しかし今回は、明らかに前より悪化しています…
駅の見た目が簡素だし、建物の配置がスカスカでテクスチャ(表面の絵)も粗く、しかも一部浮いていたりする。
同人的なソフトだから仕方がない、というレベルを越えるチープさを感じます。
鉄道ファンにとっては鉄道以外はどうでも良いのかもしれませんが、もうちょっと頑張って欲しいのが本音です。
※踏切の様子。ノッペリしていて微妙。
周りの建物のテクスチャは妙にぼやけているし、右の建物はなんだか浮いている…
※地下駅もありますが、ホームはもうちょっと… いや、かなり何とかして欲しい。
今回は大阪と奈良を結ぶ「近鉄奈良線」が舞台ですが、それ以外は Train Drive ATS 2 と大差ありません。

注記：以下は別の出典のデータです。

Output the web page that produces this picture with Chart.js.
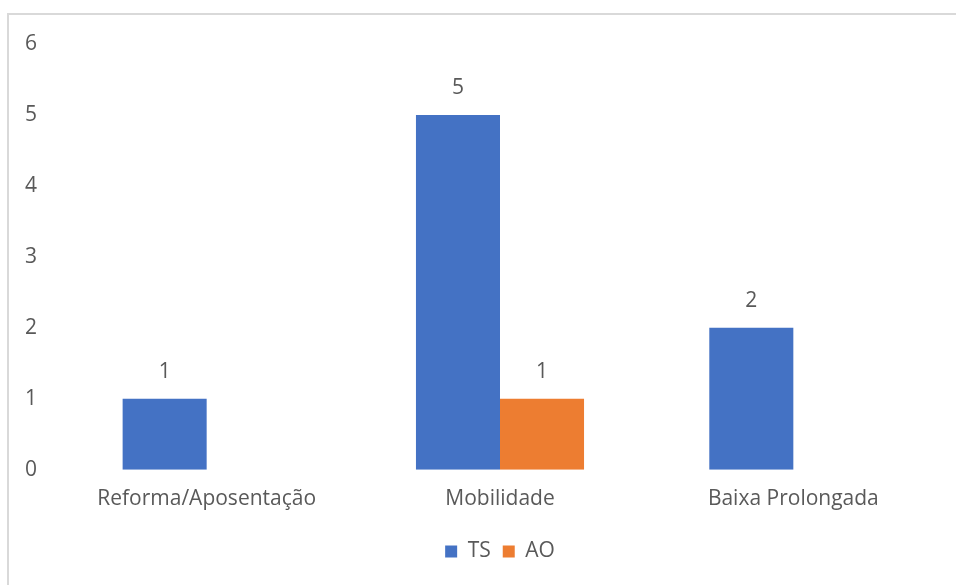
<!DOCTYPE html>
<html>
<head>
<meta charset="utf-8">
<script src="https://cdn.jsdelivr.net/npm/chart.js@4"></script>
<style>
  body { margin: 0; background: #fff; }
  #frame { position: absolute; left: 7px; top: 13px; width: 960px; height: 600px; border-left: 2px solid #d9d9d9; border-top: 2px solid #d9d9d9; }
  #wrap { position: absolute; left: 0; top: 0; width: 956px; height: 585px; }
</style>
</head>
<body>
<div id="frame"></div>
<div id="wrap"><canvas id="myChart"></canvas></div>
<script>
const categories = ['Reforma/Aposentação', 'Mobilidade', 'Baixa Prolongada']
const tsValues = [1, 5, 2]
const aoValues = [null, 1, null]
const yTicks = [0, 1, 2, 3, 4, 5, 6]

const textColor = '#595959'
const fontFamily = "'Open Sans', 'Noto Sans', sans-serif"
const fontSize = 21

// draws the value above each bar, like the excel data labels
const barLabels = {
    id: 'barLabels',
    afterDatasetsDraw(chart) {
        const ctx = chart.ctx
        ctx.save()
        ctx.fillStyle = textColor
        ctx.font = fontSize + 'px ' + fontFamily
        ctx.textAlign = 'center'
        ctx.textBaseline = 'middle'
        chart.data.datasets.forEach((ds, i) => {
            chart.getDatasetMeta(i).data.forEach((bar, j) => {
                if (ds.data[j] == null) return
                ctx.fillText(ds.data[j], bar.x, bar.y - 27)
            })
        })
        ctx.restore()
    }
}

// legend is centred under the plot area in the original, not the whole canvas
const legendShift = {
    id: 'legendShift',
    afterLayout(chart) {
        const lg = chart.legend
        lg.left = chart.chartArea.left
        lg.right = chart.chartArea.right
    }
}

const ctx = document.getElementById('myChart').getContext('2d')
const myChart = new Chart(ctx, {
    type: 'bar',
    data: {
        labels: categories,
        datasets: [
            {
                label: 'TS',
                data: tsValues,
                backgroundColor: '#4472C4',
                categoryPercentage: 0.573,
                barPercentage: 1
            },
            {
                label: 'AO',
                data: aoValues,
                backgroundColor: '#ED7D31',
                categoryPercentage: 0.573,
                barPercentage: 1
            }
        ]
    },
    options: {
        responsive: true,
        maintainAspectRatio: false,
        animation: false,
        layout: {
            padding: {left: 0, right: 16, top: 44, bottom: 13}
        },
        plugins: {
            legend: {
                position: 'bottom',
                labels: {
                    color: textColor,
                    font: {family: fontFamily, size: fontSize},
                    boxWidth: 12,
                    boxHeight: 12,
                    padding: 12
                }
            },
            tooltip: {enabled: false}
        },
        scales: {
            x: {
                grid: {display: false, drawTicks: false},
                border: {display: false},
                ticks: {
                    color: textColor,
                    font: {family: fontFamily, size: fontSize},
                    padding: 17
                }
            },
            y: {
                min: 0,
                max: 6,
                afterBuildTicks: (scale) => {
                    scale.ticks = yTicks.map(v => ({value: v}))
                },
                afterFit: (scale) => {
                    scale.width = 60
                },
                grid: {display: false, drawTicks: false},
                border: {display: false},
                ticks: {
                    color: textColor,
                    font: {family: fontFamily, size: fontSize},
                    padding: 23
                }
            }
        }
    },
    plugins: [barLabels, legendShift]
})
</script>
</body>
</html>
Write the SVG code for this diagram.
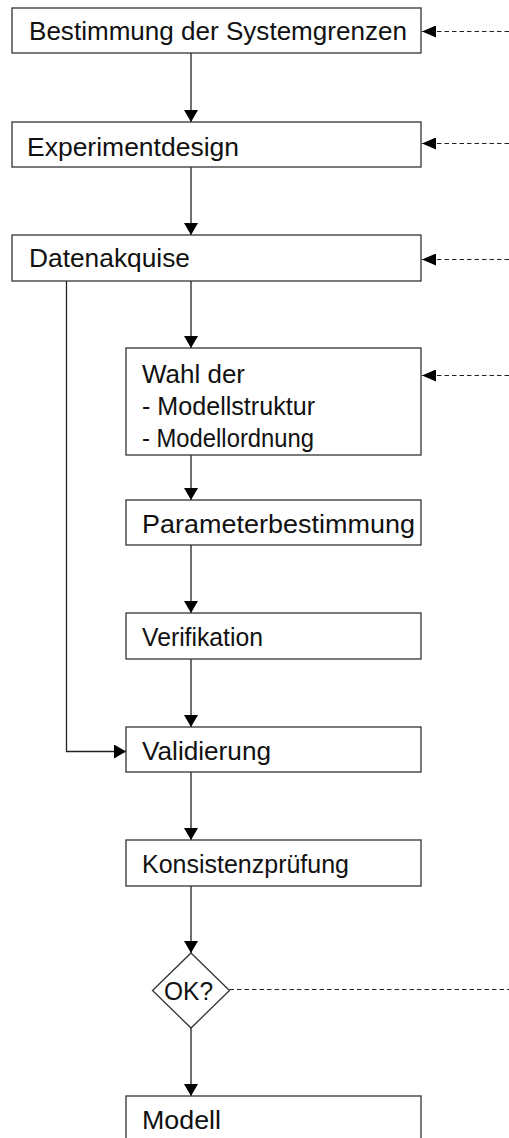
<svg xmlns="http://www.w3.org/2000/svg" width="509" height="1138" viewBox="0 0 509 1138">
  <style>
    .box { fill: #ffffff; stroke: #333333; stroke-width: 1.3; }
    .lbl { font-family: "Liberation Sans", Arial, sans-serif; font-size: 25px; fill: #111111; }
    .flow { fill: none; stroke: #222222; stroke-width: 1.3; }
    .back { fill: none; stroke: #222222; stroke-width: 1.1; stroke-dasharray: 4.5 3; }
  </style>
  <defs>
    <marker id="arrow" viewBox="0 0 12 14" refX="12" refY="7" markerWidth="12" markerHeight="14" markerUnits="userSpaceOnUse" orient="auto">
      <path d="M0,0 L12,7 L0,14 Z" fill="#000000"/>
    </marker>
    <marker id="arrowBack" viewBox="0 0 14 12" refX="14" refY="6" markerWidth="14" markerHeight="12" markerUnits="userSpaceOnUse" orient="auto">
      <path d="M0,0 L14,6 L0,12 Z" fill="#000000"/>
    </marker>
  </defs>

  <rect width="509" height="1138" fill="#ffffff"/>

  <!-- connectors -->
  <g id="connectors">
    <line class="flow" x1="191" y1="53" x2="191" y2="122" marker-end="url(#arrow)"/>
    <line class="flow" x1="191" y1="167" x2="191" y2="235" marker-end="url(#arrow)"/>
    <line class="flow" x1="191" y1="281" x2="191" y2="348" marker-end="url(#arrow)"/>
    <line class="flow" x1="191" y1="455" x2="191" y2="500" marker-end="url(#arrow)"/>
    <line class="flow" x1="191" y1="545" x2="191" y2="613" marker-end="url(#arrow)"/>
    <line class="flow" x1="191" y1="659" x2="191" y2="727" marker-end="url(#arrow)"/>
    <line class="flow" x1="191" y1="772" x2="191" y2="840" marker-end="url(#arrow)"/>
    <line class="flow" x1="191" y1="886" x2="191" y2="953" marker-end="url(#arrow)"/>
    <line class="flow" x1="191" y1="1028" x2="191" y2="1096" marker-end="url(#arrow)"/>
    <polyline class="flow" points="66.5,281 66.5,751.5 126,751.5" marker-end="url(#arrow)"/>

    <!-- feedback paths -->
    <line class="back" x1="509" y1="31.5" x2="422" y2="31.5" marker-end="url(#arrowBack)"/>
    <line class="back" x1="509" y1="143.5" x2="422" y2="143.5" marker-end="url(#arrowBack)"/>
    <line class="back" x1="509" y1="259.5" x2="422" y2="259.5" marker-end="url(#arrowBack)"/>
    <line class="back" x1="509" y1="375.5" x2="422" y2="375.5" marker-end="url(#arrowBack)"/>
    <line class="back" x1="229.5" y1="989.5" x2="509" y2="989.5"/>
  </g>

  <g id="systemgrenzen">
    <rect class="box" x="12" y="8" width="409" height="45"/>
    <text class="lbl" x="29" y="40" textLength="378" lengthAdjust="spacingAndGlyphs">Bestimmung der Systemgrenzen</text>
  </g>

  <g id="experimentdesign">
    <rect class="box" x="12" y="122" width="409" height="45"/>
    <text class="lbl" x="27" y="156" textLength="212" lengthAdjust="spacingAndGlyphs">Experimentdesign</text>
  </g>

  <g id="datenakquise">
    <rect class="box" x="12" y="235" width="409" height="46"/>
    <text class="lbl" x="29" y="267" textLength="161" lengthAdjust="spacingAndGlyphs">Datenakquise</text>
  </g>

  <g id="modellwahl">
    <rect class="box" x="126" y="348" width="295" height="107"/>
    <text class="lbl" x="142" y="383" textLength="103" lengthAdjust="spacingAndGlyphs">Wahl der</text>
    <text class="lbl" x="142" y="415" textLength="173" lengthAdjust="spacingAndGlyphs">- Modellstruktur</text>
    <text class="lbl" x="142" y="447" textLength="172" lengthAdjust="spacingAndGlyphs">- Modellordnung</text>
  </g>

  <g id="parameterbestimmung">
    <rect class="box" x="126" y="500" width="295" height="45"/>
    <text class="lbl" x="142" y="533" textLength="273" lengthAdjust="spacingAndGlyphs">Parameterbestimmung</text>
  </g>

  <g id="verifikation">
    <rect class="box" x="126" y="613" width="295" height="46"/>
    <text class="lbl" x="142" y="646" textLength="121" lengthAdjust="spacingAndGlyphs">Verifikation</text>
  </g>

  <g id="validierung">
    <rect class="box" x="126" y="727" width="295" height="45"/>
    <text class="lbl" x="142" y="760" textLength="129" lengthAdjust="spacingAndGlyphs">Validierung</text>
  </g>

  <g id="konsistenzpruefung">
    <rect class="box" x="126" y="840" width="295" height="46"/>
    <text class="lbl" x="142" y="873" textLength="207" lengthAdjust="spacingAndGlyphs">Konsistenzprüfung</text>
  </g>

  <g id="ok-entscheidung">
    <polygon class="box" points="191,953 229.5,990.5 191,1028 152.5,990.5"/>
    <text class="lbl" x="164" y="1000" textLength="49" lengthAdjust="spacingAndGlyphs">OK?</text>
  </g>

  <g id="modell">
    <rect class="box" x="126" y="1096" width="295" height="60"/>
    <text class="lbl" x="142" y="1129" textLength="79" lengthAdjust="spacingAndGlyphs">Modell</text>
  </g>
</svg>
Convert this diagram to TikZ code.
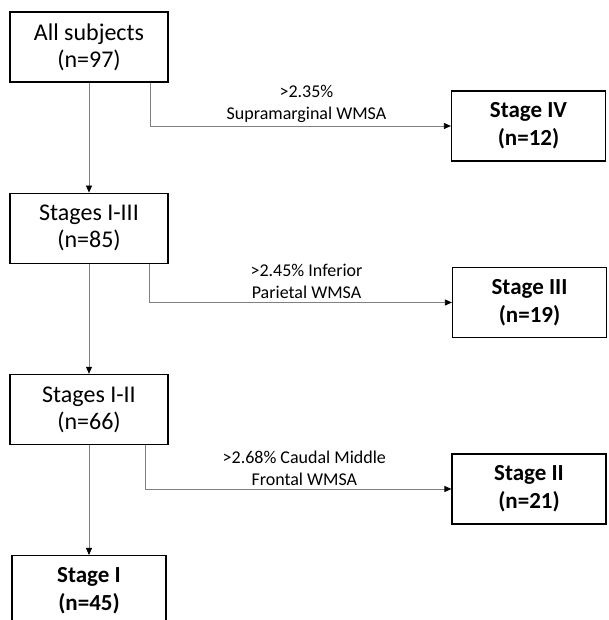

路線と運行の再現に力を入れているようで、その点でも鉄道ファンらしい作品です。
ゲームファンとしてはもうちょっと、ゲーム的な拡張や改良を求めたくなるのですが、そういう方向で作っているのではないのでしょうね。
しかし 電車でGO! がなくなった今、スマホ / タブレットで日本の路線を運転できる本格的な鉄道シミュレーションは、このシリーズしかありません。
そして慣れれば十分、ゲームとしても楽しむことができます。
ともあれ最初の路線はタダなので、興味のある方は試してみると良いでしょう。